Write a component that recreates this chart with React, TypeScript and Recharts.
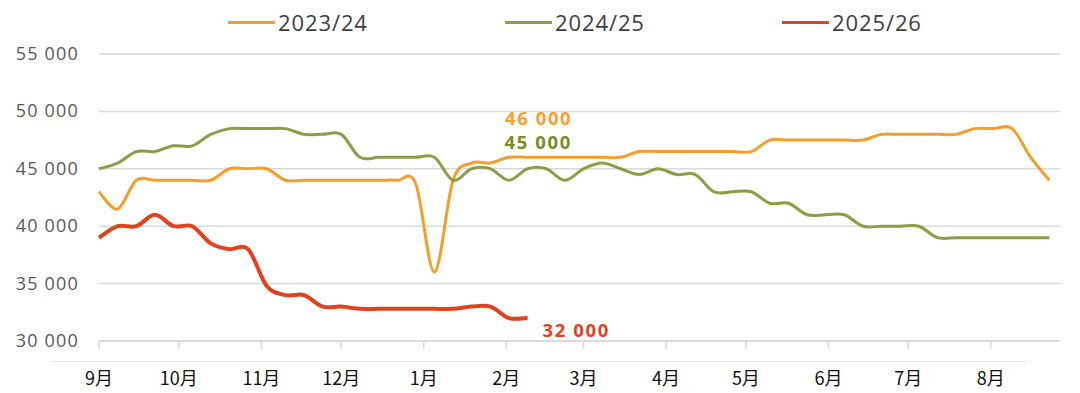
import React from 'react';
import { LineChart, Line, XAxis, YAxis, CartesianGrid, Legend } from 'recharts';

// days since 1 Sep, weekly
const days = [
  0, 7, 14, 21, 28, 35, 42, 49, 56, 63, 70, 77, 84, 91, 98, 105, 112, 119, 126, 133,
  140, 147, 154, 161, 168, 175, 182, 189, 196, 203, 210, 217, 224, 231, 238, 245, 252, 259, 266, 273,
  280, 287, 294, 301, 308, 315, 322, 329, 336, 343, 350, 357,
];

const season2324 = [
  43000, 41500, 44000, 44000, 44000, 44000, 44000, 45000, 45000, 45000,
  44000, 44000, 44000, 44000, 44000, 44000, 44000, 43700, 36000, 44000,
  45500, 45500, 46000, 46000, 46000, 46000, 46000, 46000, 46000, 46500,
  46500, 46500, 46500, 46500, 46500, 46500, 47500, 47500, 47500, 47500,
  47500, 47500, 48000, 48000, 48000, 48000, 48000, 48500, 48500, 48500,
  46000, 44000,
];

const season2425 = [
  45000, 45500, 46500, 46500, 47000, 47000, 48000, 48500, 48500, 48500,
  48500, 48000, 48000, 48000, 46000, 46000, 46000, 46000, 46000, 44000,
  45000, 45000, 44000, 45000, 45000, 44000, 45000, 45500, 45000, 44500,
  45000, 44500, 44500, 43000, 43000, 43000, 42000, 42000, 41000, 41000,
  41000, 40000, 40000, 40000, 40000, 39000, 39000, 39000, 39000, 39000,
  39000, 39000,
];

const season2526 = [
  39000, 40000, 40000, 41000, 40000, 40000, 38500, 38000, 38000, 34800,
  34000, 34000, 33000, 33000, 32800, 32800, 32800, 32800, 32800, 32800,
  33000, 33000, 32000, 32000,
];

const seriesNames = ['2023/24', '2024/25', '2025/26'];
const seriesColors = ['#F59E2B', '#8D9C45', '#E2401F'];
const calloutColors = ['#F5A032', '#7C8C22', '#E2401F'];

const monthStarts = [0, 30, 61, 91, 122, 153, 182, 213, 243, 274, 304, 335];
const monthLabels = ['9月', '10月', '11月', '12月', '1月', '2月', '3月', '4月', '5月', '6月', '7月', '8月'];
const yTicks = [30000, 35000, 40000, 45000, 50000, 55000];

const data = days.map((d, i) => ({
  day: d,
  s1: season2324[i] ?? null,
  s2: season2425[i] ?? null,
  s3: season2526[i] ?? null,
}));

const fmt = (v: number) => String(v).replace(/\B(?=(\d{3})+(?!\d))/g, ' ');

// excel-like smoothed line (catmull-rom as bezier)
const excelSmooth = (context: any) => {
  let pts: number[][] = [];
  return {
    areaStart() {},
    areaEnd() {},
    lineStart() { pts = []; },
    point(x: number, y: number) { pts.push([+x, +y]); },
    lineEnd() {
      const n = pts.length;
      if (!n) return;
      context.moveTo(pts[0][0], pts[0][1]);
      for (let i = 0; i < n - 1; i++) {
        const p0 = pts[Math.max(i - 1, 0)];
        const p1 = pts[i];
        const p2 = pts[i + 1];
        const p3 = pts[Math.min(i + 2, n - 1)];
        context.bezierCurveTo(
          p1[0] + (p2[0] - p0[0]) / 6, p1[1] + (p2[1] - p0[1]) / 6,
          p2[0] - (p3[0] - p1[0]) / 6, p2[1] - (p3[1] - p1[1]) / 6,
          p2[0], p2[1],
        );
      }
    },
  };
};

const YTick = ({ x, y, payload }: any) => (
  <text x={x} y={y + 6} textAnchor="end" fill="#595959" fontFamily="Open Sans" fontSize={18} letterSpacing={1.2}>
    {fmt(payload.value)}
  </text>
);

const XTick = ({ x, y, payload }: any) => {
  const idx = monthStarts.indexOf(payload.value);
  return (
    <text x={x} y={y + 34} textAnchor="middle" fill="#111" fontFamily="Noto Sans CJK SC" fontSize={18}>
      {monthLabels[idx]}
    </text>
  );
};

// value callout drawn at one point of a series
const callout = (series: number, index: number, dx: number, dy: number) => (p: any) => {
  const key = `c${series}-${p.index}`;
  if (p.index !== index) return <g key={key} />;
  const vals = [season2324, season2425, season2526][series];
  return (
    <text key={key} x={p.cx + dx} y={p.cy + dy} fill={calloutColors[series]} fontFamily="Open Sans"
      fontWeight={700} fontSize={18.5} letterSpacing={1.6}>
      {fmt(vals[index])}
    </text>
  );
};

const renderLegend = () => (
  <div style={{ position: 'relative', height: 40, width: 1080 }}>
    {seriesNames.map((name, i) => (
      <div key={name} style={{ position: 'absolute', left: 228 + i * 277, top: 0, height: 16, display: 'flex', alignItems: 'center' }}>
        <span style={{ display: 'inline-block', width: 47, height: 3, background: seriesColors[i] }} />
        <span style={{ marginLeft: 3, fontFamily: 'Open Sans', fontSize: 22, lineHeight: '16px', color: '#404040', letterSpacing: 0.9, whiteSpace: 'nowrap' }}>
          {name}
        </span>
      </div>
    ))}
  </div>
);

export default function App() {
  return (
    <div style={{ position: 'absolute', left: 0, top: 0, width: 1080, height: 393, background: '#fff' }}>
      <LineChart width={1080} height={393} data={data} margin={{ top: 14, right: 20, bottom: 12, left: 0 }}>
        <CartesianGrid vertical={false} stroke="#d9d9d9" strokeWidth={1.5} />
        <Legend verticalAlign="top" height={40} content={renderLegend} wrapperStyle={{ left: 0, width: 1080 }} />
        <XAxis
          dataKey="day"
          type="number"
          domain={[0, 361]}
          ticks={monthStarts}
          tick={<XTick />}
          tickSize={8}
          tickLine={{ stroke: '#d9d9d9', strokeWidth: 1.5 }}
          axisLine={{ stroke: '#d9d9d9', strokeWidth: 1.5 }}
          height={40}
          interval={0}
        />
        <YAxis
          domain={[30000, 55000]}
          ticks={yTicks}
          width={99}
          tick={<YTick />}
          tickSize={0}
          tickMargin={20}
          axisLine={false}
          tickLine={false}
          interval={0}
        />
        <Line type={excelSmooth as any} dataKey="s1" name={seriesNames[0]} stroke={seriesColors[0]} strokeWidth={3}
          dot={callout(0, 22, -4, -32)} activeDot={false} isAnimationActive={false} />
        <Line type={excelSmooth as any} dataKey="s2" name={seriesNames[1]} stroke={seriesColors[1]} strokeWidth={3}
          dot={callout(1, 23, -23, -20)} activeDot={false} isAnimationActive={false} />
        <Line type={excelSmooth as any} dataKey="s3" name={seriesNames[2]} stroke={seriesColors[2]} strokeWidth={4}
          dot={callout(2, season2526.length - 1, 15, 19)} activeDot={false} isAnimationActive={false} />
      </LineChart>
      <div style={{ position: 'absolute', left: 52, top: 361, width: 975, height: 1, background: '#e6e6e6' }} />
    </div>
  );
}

:::

Each line of the material must be retyped exactly, except that images are omitted.

— Response to this task —
Write a component that recreates this chart with React, TypeScript and Recharts.
import React from 'react';
import { LineChart, Line, XAxis, YAxis, CartesianGrid, Legend } from 'recharts';

// days since 1 Sep, weekly
const days = [
  0, 7, 14, 21, 28, 35, 42, 49, 56, 63, 70, 77, 84, 91, 98, 105, 112, 119, 126, 133,
  140, 147, 154, 161, 168, 175, 182, 189, 196, 203, 210, 217, 224, 231, 238, 245, 252, 259, 266, 273,
  280, 287, 294, 301, 308, 315, 322, 329, 336, 343, 350, 357,
];

const season2324 = [
  43000, 41500, 44000, 44000, 44000, 44000, 44000, 45000, 45000, 45000,
  44000, 44000, 44000, 44000, 44000, 44000, 44000, 43700, 36000, 44000,
  45500, 45500, 46000, 46000, 46000, 46000, 46000, 46000, 46000, 46500,
  46500, 46500, 46500, 46500, 46500, 46500, 47500, 47500, 47500, 47500,
  47500, 47500, 48000, 48000, 48000, 48000, 48000, 48500, 48500, 48500,
  46000, 44000,
];

const season2425 = [
  45000, 45500, 46500, 46500, 47000, 47000, 48000, 48500, 48500, 48500,
  48500, 48000, 48000, 48000, 46000, 46000, 46000, 46000, 46000, 44000,
  45000, 45000, 44000, 45000, 45000, 44000, 45000, 45500, 45000, 44500,
  45000, 44500, 44500, 43000, 43000, 43000, 42000, 42000, 41000, 41000,
  41000, 40000, 40000, 40000, 40000, 39000, 39000, 39000, 39000, 39000,
  39000, 39000,
];

const season2526 = [
  39000, 40000, 40000, 41000, 40000, 40000, 38500, 38000, 38000, 34800,
  34000, 34000, 33000, 33000, 32800, 32800, 32800, 32800, 32800, 32800,
  33000, 33000, 32000, 32000,
];

const seriesNames = ['2023/24', '2024/25', '2025/26'];
const seriesColors = ['#F59E2B', '#8D9C45', '#E2401F'];
const calloutColors = ['#F5A032', '#7C8C22', '#E2401F'];

const monthStarts = [0, 30, 61, 91, 122, 153, 182, 213, 243, 274, 304, 335];
const monthLabels = ['9月', '10月', '11月', '12月', '1月', '2月', '3月', '4月', '5月', '6月', '7月', '8月'];
const yTicks = [30000, 35000, 40000, 45000, 50000, 55000];

const data = days.map((d, i) => ({
  day: d,
  s1: season2324[i] ?? null,
  s2: season2425[i] ?? null,
  s3: season2526[i] ?? null,
}));

const fmt = (v: number) => String(v).replace(/\B(?=(\d{3})+(?!\d))/g, ' ');

// excel-like smoothed line (catmull-rom as bezier)
const excelSmooth = (context: any) => {
  let pts: number[][] = [];
  return {
    areaStart() {},
    areaEnd() {},
    lineStart() { pts = []; },
    point(x: number, y: number) { pts.push([+x, +y]); },
    lineEnd() {
      const n = pts.length;
      if (!n) return;
      context.moveTo(pts[0][0], pts[0][1]);
      for (let i = 0; i < n - 1; i++) {
        const p0 = pts[Math.max(i - 1, 0)];
        const p1 = pts[i];
        const p2 = pts[i + 1];
        const p3 = pts[Math.min(i + 2, n - 1)];
        context.bezierCurveTo(
          p1[0] + (p2[0] - p0[0]) / 6, p1[1] + (p2[1] - p0[1]) / 6,
          p2[0] - (p3[0] - p1[0]) / 6, p2[1] - (p3[1] - p1[1]) / 6,
          p2[0], p2[1],
        );
      }
    },
  };
};

const YTick = ({ x, y, payload }: any) => (
  <text x={x} y={y + 6} textAnchor="end" fill="#595959" fontFamily="Open Sans" fontSize={18} letterSpacing={1.2}>
    {fmt(payload.value)}
  </text>
);

const XTick = ({ x, y, payload }: any) => {
  const idx = monthStarts.indexOf(payload.value);
  return (
    <text x={x} y={y + 34} textAnchor="middle" fill="#111" fontFamily="Noto Sans CJK SC" fontSize={18}>
      {monthLabels[idx]}
    </text>
  );
};

// value callout drawn at one point of a series
const callout = (series: number, index: number, dx: number, dy: number) => (p: any) => {
  const key = `c${series}-${p.index}`;
  if (p.index !== index) return <g key={key} />;
  const vals = [season2324, season2425, season2526][series];
  return (
    <text key={key} x={p.cx + dx} y={p.cy + dy} fill={calloutColors[series]} fontFamily="Open Sans"
      fontWeight={700} fontSize={18.5} letterSpacing={1.6}>
      {fmt(vals[index])}
    </text>
  );
};

const renderLegend = () => (
  <div style={{ position: 'relative', height: 40, width: 1080 }}>
    {seriesNames.map((name, i) => (
      <div key={name} style={{ position: 'absolute', left: 228 + i * 277, top: 0, height: 16, display: 'flex', alignItems: 'center' }}>
        <span style={{ display: 'inline-block', width: 47, height: 3, background: seriesColors[i] }} />
        <span style={{ marginLeft: 3, fontFamily: 'Open Sans', fontSize: 22, lineHeight: '16px', color: '#404040', letterSpacing: 0.9, whiteSpace: 'nowrap' }}>
          {name}
        </span>
      </div>
    ))}
  </div>
);

export default function App() {
  return (
    <div style={{ position: 'absolute', left: 0, top: 0, width: 1080, height: 393, background: '#fff' }}>
      <LineChart width={1080} height={393} data={data} margin={{ top: 14, right: 20, bottom: 12, left: 0 }}>
        <CartesianGrid vertical={false} stroke="#d9d9d9" strokeWidth={1.5} />
        <Legend verticalAlign="top" height={40} content={renderLegend} wrapperStyle={{ left: 0, width: 1080 }} />
        <XAxis
          dataKey="day"
          type="number"
          domain={[0, 361]}
          ticks={monthStarts}
          tick={<XTick />}
          tickSize={8}
          tickLine={{ stroke: '#d9d9d9', strokeWidth: 1.5 }}
          axisLine={{ stroke: '#d9d9d9', strokeWidth: 1.5 }}
          height={40}
          interval={0}
        />
        <YAxis
          domain={[30000, 55000]}
          ticks={yTicks}
          width={99}
          tick={<YTick />}
          tickSize={0}
          tickMargin={20}
          axisLine={false}
          tickLine={false}
          interval={0}
        />
        <Line type={excelSmooth as any} dataKey="s1" name={seriesNames[0]} stroke={seriesColors[0]} strokeWidth={3}
          dot={callout(0, 22, -4, -32)} activeDot={false} isAnimationActive={false} />
        <Line type={excelSmooth as any} dataKey="s2" name={seriesNames[1]} stroke={seriesColors[1]} strokeWidth={3}
          dot={callout(1, 23, -23, -20)} activeDot={false} isAnimationActive={false} />
        <Line type={excelSmooth as any} dataKey="s3" name={seriesNames[2]} stroke={seriesColors[2]} strokeWidth={4}
          dot={callout(2, season2526.length - 1, 15, 19)} activeDot={false} isAnimationActive={false} />
      </LineChart>
      <div style={{ position: 'absolute', left: 52, top: 361, width: 975, height: 1, background: '#e6e6e6' }} />
    </div>
  );
}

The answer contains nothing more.